Thursday, July 22, 2010

Looking Forward to Future Fun

The laundry lady is off today, as are the cook, field hands, and chauffeur, so I guess Richard and I will have to get busy doing all the tasks we’d like to assign to our help – if we only had help. The sheets won’t walk to the washer, and the peas won’t pick themselves. It’s still too early to take our surplus garden goods to Pastor Lynda’s food pantry, so all the squash and beans that we’ve shoved into the RV refrigerator until our guests departed are now in desperate need of disposition (or maybe disposal, by now.)

I had an appointment in Atlanta yesterday, and my van shimmied all the way down and back every time my speed exceeded fifty miles per hour. We know my tires are due for replacement, so we’re hoping that the problem is simply the tires. But when one has one hundred, nineteen thousand miles on a vehicle, there’s no telling what may be wrong. It’s time for Richard to take a trip down the mountain to Mac’s Auto Car for diagnosis.

The driver’s side window began misbehaving while we had family here. Once we finally got it into the up position, Richard secured the control button with duct tape to keep it that way. I’m now unable to go through any drive-thru for food or banking business. Maybe, when one begins to duct tape one’s vehicle, it’s time to look into a replacement. Should I get another “Santa’s sleigh” -- or a little red sports car with standard transmission for downshifting on these mountain roads? Of course, shifting entails clutching and with that kink in my right hip, I don’t know how that would work out.

I just hate how reality keeps intruding on my fantasy life.
On the up side, Susan emailed me that she and Mark are coming through Tennessee in late August, on their way to Florida from their home in Kentucky. I’ve been telling them that Mark, a certified scuba diver, can go snorkeling in the Conasauga. We haven’t tried it, but I’ve read that it is possible to see dozens of species of fish, mussels, and other forms of endangered wildlife in our area of this mountain river. It’s said to be one of the six most biologically diverse river systems in the United States.

Susan and I are famous for our “cremation cooking.” This may be excuse enough to assign our guys all meal plans, with restaurant reservations being acceptable forms of food foraging.
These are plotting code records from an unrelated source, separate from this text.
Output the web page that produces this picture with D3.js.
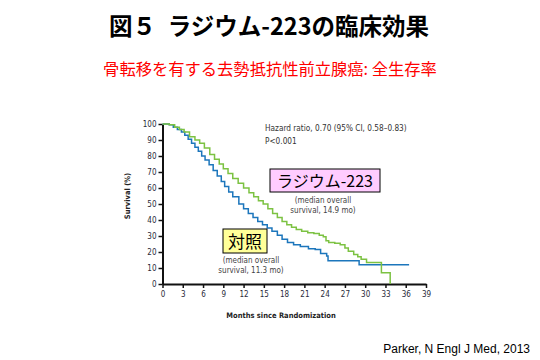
<!DOCTYPE html>
<html><head><meta charset="utf-8">
<script src="https://cdn.jsdelivr.net/npm/d3@7"></script>
<style>body{margin:0;background:#fff}svg{display:block}</style>
</head><body>
<script>
const title = "図５\u2002ラジウム-223の臨床効果";
const subtitle = "骨転移を有する去勢抵抗性前立腺癌: 全生存率";
const citation = "Parker, N Engl J Med, 2013";
const xTicks = [0,3,6,9,12,15,18,21,24,27,30,33,36,39];
const yTicks = [0,10,20,30,40,50,60,70,80,90,100];
const seriesNames = ["ラジウム-223", "対照"];
const radiumMonths = [0,1.0,1.8,2.5,3.2,4.0,4.8,5.5,6.2,7.0,7.7,8.4,9.0,9.7,10.4,11.2,12.0,12.8,13.5,14.2,14.9,15.6,16.3,17.0,17.7,18.4,19.1,19.8,20.6,21.5,22.4,23.2,23.8,24.2,24.6,25.5,26.3,27.0,27.5,28.3,28.9,29.4,30.2,32.4,33.7];
const radiumSurv   = [100,99.5,98,96.5,95,92,90,88,85,81,78,75,72,69,66,63,60,57,54.5,52,50,47,44,41.5,39,37,35.5,34,33,32,31.5,30.5,29.5,27,26,25.5,24.5,22.5,20.5,18.5,17,15.5,13.5,7,0];
const placeboMonths = [0,1.0,1.6,2.2,2.8,3.3,3.8,4.3,4.8,5.3,5.8,6.3,6.9,7.5,8.1,8.7,9.2,9.8,10.4,11.3,12.0,12.7,13.4,14.1,14.8,15.5,16.2,17.0,17.7,18.5,19.4,20.4,21.6,22.6,23.4,24.3,24.5,29.1,36.5];
const placeboSurv   = [100,99.5,98,96.5,95,93,90.5,88,85.5,83,80,77.5,74.5,71,67.5,64,61,57.5,54.5,50,47,44,41.5,39,37,35,33,30.5,28,26,24.5,23.5,22,21.5,19,17.5,14.5,12,12];
const hazardText = ["Hazard ratio, 0.70 (95% CI, 0.58–0.83)", "P<0.001"];
const medianRadium = ["(median overall", "survival, 14.9 mo)"];
const medianPlacebo = ["(median overall", "survival, 11.3 mo)"];

const W = 540, H = 360;
const svg = d3.select("body").append("svg").attr("width", W).attr("height", H);
const x = d3.scaleLinear().domain([0,39]).range([162.5, 426]);
const y = d3.scaleLinear().domain([0,100]).range([284, 124]);

const cjk = "'Noto Sans CJK JP', 'Noto Sans', sans-serif";
const small = "'DejaVu Sans Condensed', 'DejaVu Sans', sans-serif";

svg.append("text").attr("x", 269).attr("y", 35).attr("text-anchor","middle")
  .attr("font-family", cjk).attr("font-weight","bold").attr("font-size", 23.5).attr("fill","#000").text(title);
svg.append("text").attr("x", 270).attr("y", 75).attr("text-anchor","middle")
  .attr("font-family", cjk).attr("font-size", 16.3).attr("fill","#ff0000").text(subtitle);

// axes
const gx = svg.append("g").attr("transform", `translate(0,${y(0)})`)
  .call(d3.axisBottom(x).tickValues(xTicks).tickSize(4).tickSizeOuter(0).tickPadding(3));
const gy = svg.append("g").attr("transform", `translate(${x(0)},0)`)
  .call(d3.axisLeft(y).tickValues(yTicks).tickSize(4).tickSizeOuter(0).tickPadding(2));
[gx, gy].forEach(g => {
  g.select(".domain").attr("stroke","#111").attr("stroke-width",2);
  g.selectAll(".tick line").attr("stroke","#111").attr("stroke-width",1.5);
  g.selectAll(".tick text").attr("font-family", small).attr("font-size", 8).attr("fill","#2a2a3a");
});

svg.append("text").attr("transform", "translate(130,196) rotate(-90)").attr("text-anchor","middle")
  .attr("font-family", small).attr("font-weight","bold").attr("font-size", 7.5).attr("fill","#222").text("Survival (%)");
svg.append("text").attr("x", 281).attr("y", 318).attr("text-anchor","middle")
  .attr("font-family", small).attr("font-weight","bold").attr("font-size", 7.5).attr("fill","#222").text("Months since Randomization");

// curves
const line = d3.line().x(d => x(d[0])).y(d => y(d[1])).curve(d3.curveStepAfter);
const rad = radiumMonths.map((m,i) => [m, radiumSurv[i]]);
const pla = placeboMonths.map((m,i) => [m, placeboSurv[i]]);
svg.append("path").datum(pla).attr("d", line).attr("fill","none").attr("stroke","#1c76bc").attr("stroke-width",1.5);
svg.append("path").datum(rad).attr("d", line).attr("fill","none").attr("stroke","#7cc242").attr("stroke-width",1.5);

// hazard text
hazardText.forEach((t,i) => svg.append("text").attr("x", 265).attr("y", 131 + i*13)
  .attr("font-family", small).attr("font-size", 8.2).attr("fill","#333").text(t));

// labels
svg.append("rect").attr("x", 270).attr("y", 169).attr("width", 110).attr("height", 23)
  .attr("fill","#ffccff").attr("stroke","#000").attr("stroke-width",1);
svg.append("text").attr("x", 325).attr("y", 187).attr("text-anchor","middle")
  .attr("font-family", cjk).attr("font-size", 16).attr("fill","#000").text(seriesNames[0]);
medianRadium.forEach((t,i) => svg.append("text").attr("x", 323).attr("y", 203 + i*10).attr("text-anchor","middle")
  .attr("font-family", small).attr("font-size", 8).attr("fill","#444").text(t));

svg.append("rect").attr("x", 223).attr("y", 229).attr("width", 44).attr("height", 24)
  .attr("fill","#ffff99").attr("stroke","#000").attr("stroke-width",1);
svg.append("text").attr("x", 245).attr("y", 248).attr("text-anchor","middle")
  .attr("font-family", cjk).attr("font-size", 17).attr("fill","#000").text(seriesNames[1]);
medianPlacebo.forEach((t,i) => svg.append("text").attr("x", 251).attr("y", 263 + i*10).attr("text-anchor","middle")
  .attr("font-family", small).attr("font-size", 8).attr("fill","#444").text(t));

svg.append("text").attr("x", 530).attr("y", 353).attr("text-anchor","end")
  .attr("font-family", "'Liberation Sans', Arial, sans-serif").attr("font-size", 12).attr("fill","#000").text(citation);
</script>
</body></html>
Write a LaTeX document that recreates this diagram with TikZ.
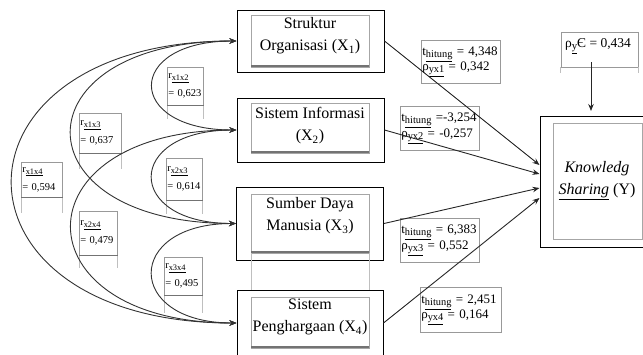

There’s a chance that Terry Sue and her three children will make it up this way from Florida for a fall session of Granny Camp. By that time, all of our canning should be done; if not, Terry Sue, Theresa Ann and I could make and put up grape jam. Richard, Tristan, and Trey might make pizza or some other culinary creation. Cooking with kids is a whole new level of kitchen fun; Corinne, Kathleen, and Solomon may have started a trend of having our young guests cook for our crowds.